チェコの街、ピルゼンが丸で囲まれ横に「ビール」と書かれている。ピルスナービールの産地であると、酒飲みになった今だから分かるが、当時の私は単なる覚えるべき街の名前と産業の1つであった。
視線をウクライナに移す。
国の南東部、現在ロシアが進行している地域の「ドネツ炭田」「ドニエツク」「クリボイログ」が囲まれている。ドネツ炭田とクリボイログは線で結ばれている。クリボイログ周辺で産出される鉄鉱石がドネツ炭田の石炭と結びついて製鉄・鉄鋼業が発展した。
地図を見ながら昔覚えようとした記憶がよみがえってくる。
国の真ん中には、北から南へとウクライナを二分する大河ドニエプル川があり、その横には「父なるドニエプル」の書き込みが。地図上でその10センチ右側、モスクワに降った雨をカスピ海へと流し込むボルガ川には「母なるボルガ」の文字が見える。
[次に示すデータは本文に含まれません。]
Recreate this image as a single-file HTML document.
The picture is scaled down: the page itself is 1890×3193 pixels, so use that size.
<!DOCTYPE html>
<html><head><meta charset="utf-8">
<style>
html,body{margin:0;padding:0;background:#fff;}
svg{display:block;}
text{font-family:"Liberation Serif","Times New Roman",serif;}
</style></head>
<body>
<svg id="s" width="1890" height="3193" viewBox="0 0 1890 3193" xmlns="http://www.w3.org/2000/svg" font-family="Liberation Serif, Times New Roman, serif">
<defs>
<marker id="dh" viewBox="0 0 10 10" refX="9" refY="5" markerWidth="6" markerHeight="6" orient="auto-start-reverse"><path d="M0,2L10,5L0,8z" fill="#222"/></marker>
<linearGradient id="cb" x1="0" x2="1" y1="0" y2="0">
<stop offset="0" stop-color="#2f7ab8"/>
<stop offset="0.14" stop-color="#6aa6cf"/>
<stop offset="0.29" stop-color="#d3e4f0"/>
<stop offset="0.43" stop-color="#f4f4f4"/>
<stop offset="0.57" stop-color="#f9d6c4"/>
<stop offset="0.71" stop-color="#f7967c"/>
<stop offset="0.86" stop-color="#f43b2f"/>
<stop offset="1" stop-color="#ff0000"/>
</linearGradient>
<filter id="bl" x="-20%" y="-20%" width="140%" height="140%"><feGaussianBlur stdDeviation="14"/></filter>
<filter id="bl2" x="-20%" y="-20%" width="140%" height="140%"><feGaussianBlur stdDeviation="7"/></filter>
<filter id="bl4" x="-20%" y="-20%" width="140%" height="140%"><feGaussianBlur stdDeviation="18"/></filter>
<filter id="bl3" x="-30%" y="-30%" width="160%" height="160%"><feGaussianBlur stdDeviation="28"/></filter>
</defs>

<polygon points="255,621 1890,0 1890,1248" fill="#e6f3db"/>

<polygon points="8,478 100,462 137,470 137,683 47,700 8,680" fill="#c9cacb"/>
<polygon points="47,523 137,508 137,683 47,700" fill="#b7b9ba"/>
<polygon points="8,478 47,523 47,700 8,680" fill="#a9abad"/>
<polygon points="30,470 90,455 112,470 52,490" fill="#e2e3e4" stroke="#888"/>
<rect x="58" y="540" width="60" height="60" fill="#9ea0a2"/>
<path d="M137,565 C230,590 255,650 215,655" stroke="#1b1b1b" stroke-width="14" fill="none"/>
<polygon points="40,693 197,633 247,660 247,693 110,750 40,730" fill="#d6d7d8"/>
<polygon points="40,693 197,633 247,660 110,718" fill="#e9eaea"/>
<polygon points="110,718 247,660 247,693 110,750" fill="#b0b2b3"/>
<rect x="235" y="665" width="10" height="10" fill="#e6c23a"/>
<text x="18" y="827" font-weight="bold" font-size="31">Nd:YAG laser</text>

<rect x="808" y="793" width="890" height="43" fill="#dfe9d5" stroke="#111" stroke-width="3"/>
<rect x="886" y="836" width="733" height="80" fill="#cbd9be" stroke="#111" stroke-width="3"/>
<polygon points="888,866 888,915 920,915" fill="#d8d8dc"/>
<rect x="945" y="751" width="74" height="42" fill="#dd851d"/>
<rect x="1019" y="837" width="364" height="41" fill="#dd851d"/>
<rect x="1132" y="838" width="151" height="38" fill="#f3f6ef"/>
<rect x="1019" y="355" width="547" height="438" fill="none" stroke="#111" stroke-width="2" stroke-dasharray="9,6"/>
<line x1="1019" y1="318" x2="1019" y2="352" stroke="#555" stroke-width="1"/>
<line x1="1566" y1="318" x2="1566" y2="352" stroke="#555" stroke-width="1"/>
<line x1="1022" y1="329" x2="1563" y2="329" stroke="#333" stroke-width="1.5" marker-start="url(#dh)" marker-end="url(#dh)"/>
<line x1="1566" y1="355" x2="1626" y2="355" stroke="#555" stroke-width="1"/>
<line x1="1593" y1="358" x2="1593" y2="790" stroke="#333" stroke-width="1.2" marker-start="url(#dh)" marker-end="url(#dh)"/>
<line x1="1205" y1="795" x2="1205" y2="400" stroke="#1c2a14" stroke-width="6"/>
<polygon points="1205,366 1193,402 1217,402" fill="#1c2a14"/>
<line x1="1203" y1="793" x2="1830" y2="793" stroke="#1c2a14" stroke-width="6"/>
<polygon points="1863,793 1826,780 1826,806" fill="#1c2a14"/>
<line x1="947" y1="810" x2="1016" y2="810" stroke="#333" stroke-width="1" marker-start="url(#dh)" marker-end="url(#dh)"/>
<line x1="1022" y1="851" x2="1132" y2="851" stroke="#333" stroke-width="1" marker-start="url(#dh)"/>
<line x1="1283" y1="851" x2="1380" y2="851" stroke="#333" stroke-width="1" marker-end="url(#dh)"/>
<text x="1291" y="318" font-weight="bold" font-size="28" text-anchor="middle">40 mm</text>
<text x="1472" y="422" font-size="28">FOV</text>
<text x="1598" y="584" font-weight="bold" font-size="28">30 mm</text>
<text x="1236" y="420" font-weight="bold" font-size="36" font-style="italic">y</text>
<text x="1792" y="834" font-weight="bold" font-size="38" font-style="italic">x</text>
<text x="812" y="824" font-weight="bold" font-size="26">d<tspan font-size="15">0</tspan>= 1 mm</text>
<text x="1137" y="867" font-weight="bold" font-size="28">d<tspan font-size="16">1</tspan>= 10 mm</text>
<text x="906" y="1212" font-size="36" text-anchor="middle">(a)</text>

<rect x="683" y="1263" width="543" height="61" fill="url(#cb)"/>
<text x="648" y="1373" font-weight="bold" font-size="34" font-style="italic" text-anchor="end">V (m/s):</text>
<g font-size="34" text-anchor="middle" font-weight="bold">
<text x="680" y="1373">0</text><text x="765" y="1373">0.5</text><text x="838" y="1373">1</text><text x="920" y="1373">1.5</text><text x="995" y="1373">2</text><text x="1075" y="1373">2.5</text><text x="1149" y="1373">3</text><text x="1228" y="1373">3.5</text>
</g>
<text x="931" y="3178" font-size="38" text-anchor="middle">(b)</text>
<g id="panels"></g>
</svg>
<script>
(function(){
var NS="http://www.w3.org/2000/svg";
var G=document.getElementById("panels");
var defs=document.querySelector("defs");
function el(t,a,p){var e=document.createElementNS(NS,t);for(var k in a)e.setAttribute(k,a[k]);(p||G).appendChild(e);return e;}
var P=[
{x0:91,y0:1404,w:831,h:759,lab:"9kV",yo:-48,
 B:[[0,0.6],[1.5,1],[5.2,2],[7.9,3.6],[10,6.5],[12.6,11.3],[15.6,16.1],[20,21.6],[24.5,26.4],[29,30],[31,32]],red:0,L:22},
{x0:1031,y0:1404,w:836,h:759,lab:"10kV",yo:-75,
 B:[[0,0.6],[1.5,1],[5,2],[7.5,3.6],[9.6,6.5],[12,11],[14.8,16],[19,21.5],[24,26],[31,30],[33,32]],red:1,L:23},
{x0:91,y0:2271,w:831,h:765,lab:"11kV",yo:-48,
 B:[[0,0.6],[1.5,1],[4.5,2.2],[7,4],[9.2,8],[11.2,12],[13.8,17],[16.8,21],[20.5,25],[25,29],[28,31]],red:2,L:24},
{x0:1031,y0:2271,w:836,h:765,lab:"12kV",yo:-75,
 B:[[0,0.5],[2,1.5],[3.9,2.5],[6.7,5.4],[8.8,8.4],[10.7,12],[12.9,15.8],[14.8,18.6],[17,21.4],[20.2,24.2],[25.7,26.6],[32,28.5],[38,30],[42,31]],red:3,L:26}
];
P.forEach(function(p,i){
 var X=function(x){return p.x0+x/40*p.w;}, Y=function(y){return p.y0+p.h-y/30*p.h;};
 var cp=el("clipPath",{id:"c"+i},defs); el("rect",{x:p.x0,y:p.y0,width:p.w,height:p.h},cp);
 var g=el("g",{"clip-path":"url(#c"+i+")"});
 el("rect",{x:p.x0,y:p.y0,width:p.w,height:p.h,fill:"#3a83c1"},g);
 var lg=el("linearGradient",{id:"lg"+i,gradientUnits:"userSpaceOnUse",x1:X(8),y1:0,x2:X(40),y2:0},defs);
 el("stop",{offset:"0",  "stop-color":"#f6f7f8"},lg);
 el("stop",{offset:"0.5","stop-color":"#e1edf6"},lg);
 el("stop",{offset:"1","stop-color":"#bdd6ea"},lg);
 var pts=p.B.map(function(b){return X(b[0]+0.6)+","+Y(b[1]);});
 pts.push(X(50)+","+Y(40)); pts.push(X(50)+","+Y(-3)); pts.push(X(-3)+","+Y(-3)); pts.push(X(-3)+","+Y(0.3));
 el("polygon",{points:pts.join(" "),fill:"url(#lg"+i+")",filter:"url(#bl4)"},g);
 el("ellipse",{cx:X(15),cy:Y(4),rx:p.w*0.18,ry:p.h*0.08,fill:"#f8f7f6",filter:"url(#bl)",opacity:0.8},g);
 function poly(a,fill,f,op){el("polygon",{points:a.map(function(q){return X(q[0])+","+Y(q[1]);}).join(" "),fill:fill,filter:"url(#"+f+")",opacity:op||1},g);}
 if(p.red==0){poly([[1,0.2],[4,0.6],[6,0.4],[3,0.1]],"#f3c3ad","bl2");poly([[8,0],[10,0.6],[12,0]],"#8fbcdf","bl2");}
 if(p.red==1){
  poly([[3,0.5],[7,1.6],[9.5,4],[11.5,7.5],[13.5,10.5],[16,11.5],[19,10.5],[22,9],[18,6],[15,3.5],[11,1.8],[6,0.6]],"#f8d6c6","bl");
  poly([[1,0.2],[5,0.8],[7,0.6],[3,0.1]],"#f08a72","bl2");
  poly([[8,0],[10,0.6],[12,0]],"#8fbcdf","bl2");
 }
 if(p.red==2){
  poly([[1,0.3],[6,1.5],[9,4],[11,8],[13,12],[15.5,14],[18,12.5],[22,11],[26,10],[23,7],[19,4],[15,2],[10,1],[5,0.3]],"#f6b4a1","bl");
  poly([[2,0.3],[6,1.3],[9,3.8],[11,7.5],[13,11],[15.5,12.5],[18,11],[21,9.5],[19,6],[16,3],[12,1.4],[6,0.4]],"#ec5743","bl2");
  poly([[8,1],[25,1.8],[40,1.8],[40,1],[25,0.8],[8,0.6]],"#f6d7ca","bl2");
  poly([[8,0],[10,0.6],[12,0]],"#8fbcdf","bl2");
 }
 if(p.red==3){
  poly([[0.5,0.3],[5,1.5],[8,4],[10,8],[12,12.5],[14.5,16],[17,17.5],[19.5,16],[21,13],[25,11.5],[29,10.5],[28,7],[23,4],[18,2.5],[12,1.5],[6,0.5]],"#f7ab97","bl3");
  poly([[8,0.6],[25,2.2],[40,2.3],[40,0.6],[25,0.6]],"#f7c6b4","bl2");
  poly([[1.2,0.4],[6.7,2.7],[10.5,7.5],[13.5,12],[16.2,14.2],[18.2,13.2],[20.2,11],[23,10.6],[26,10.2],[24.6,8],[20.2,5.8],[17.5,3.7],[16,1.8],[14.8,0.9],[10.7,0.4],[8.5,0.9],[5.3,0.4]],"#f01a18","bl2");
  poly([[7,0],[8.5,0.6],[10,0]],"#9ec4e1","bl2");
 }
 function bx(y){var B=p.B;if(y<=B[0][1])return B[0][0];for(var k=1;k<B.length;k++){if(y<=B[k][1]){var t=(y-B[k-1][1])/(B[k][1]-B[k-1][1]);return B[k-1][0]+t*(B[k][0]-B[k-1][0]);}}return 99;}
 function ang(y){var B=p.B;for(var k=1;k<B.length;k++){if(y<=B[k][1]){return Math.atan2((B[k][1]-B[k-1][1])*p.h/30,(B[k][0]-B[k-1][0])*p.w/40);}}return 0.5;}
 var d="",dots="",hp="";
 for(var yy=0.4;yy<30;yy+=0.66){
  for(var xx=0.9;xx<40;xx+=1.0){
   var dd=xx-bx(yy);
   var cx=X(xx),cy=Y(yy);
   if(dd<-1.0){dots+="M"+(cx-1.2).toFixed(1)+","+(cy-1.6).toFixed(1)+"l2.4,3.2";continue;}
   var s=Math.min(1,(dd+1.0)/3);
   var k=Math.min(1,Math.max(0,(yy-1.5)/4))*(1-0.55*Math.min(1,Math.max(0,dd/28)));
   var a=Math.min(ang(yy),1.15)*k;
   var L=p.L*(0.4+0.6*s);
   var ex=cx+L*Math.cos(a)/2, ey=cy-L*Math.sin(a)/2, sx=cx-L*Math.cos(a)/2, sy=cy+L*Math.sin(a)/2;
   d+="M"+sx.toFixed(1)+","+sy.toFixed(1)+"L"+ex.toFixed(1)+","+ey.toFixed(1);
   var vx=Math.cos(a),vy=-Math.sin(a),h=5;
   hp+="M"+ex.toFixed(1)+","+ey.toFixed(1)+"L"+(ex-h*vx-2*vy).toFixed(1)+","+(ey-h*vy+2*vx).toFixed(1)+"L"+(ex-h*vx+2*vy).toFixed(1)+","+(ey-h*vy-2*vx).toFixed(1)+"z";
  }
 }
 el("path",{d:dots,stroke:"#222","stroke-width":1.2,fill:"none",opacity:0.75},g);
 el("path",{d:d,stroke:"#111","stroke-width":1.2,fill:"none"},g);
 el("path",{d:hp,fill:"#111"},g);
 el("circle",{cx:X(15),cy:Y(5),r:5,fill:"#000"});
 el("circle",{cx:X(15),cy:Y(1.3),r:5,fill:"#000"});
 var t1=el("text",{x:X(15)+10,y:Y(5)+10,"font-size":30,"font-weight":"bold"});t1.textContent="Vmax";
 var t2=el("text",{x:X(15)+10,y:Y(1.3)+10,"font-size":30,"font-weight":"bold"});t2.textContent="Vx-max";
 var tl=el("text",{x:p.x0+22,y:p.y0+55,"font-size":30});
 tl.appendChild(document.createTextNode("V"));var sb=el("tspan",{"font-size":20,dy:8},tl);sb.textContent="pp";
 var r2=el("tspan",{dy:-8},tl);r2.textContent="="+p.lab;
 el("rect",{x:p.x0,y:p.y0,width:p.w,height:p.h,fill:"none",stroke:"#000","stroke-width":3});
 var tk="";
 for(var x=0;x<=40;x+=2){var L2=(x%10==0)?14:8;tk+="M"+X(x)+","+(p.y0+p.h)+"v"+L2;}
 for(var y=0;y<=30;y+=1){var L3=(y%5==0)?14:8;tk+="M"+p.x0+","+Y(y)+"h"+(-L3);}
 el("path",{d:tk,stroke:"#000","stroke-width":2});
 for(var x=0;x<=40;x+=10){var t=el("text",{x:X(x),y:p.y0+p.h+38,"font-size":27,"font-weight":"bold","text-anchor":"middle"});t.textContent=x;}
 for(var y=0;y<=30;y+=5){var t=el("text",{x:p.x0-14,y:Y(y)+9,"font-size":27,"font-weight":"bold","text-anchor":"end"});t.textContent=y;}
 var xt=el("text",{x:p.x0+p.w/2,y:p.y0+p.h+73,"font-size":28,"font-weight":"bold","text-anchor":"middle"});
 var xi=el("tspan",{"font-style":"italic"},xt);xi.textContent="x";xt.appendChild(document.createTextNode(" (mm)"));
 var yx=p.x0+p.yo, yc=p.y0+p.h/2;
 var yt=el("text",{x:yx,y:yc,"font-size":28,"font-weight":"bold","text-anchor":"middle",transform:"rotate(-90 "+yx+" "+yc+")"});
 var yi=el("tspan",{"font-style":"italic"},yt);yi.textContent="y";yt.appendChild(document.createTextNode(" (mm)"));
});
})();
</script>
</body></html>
私は高校の地理の授業で、ロシアとウクライナを流れる2つの大河について学び、それぞれに「父」と「母」の書き込みをした。
ロシアとウクライナ、二つの国は同じ家族であったのだと、この古い地図は私に教えてくれる。
2月末にロシア軍がウクライナに侵攻を始めて以来、30年前に学んだウクライナの地名が連日報道される。21世紀に入った今、こんなきっかけで忘れていた地名を思い出すことになるとは想像できなかった。
久しぶりに聞く地名は、私にそれについて学んだ時代を思い出させ懐かしさを感じた。しかし、戦闘が続き悲惨な画像を目にするにつれ、私の中にニュートラルで存在していた地名に悲しい色合いが付き始めた。
数年前にHNKで「映像の世紀」という番組が放送された。人類が動画を撮ることができたのは20世紀に入ってからであり、初期の動画として第1次世界大戦の様子が映されていた。
塹壕で戦う戦士とともに初期型の戦車が泥沼の中を動き回っている。悲惨な戦いであるが、昔のことであり現実感が感じられなかった。「こんなことは今ではもう起こらないだろう」と少し安全な場所から、距離をとって眺める感覚で画像を見た。
カラーになったが、100年前と同じような映像が連日報道されている。かつて覚えたウクライナの地名が悲しいニュースとともに伝えられる。キエフ、ハリコフ、ドニエツク、クリミア半島、これらの地名が希望に満ちたイメージとともに語られる日が来ることを祈らずにはいられない。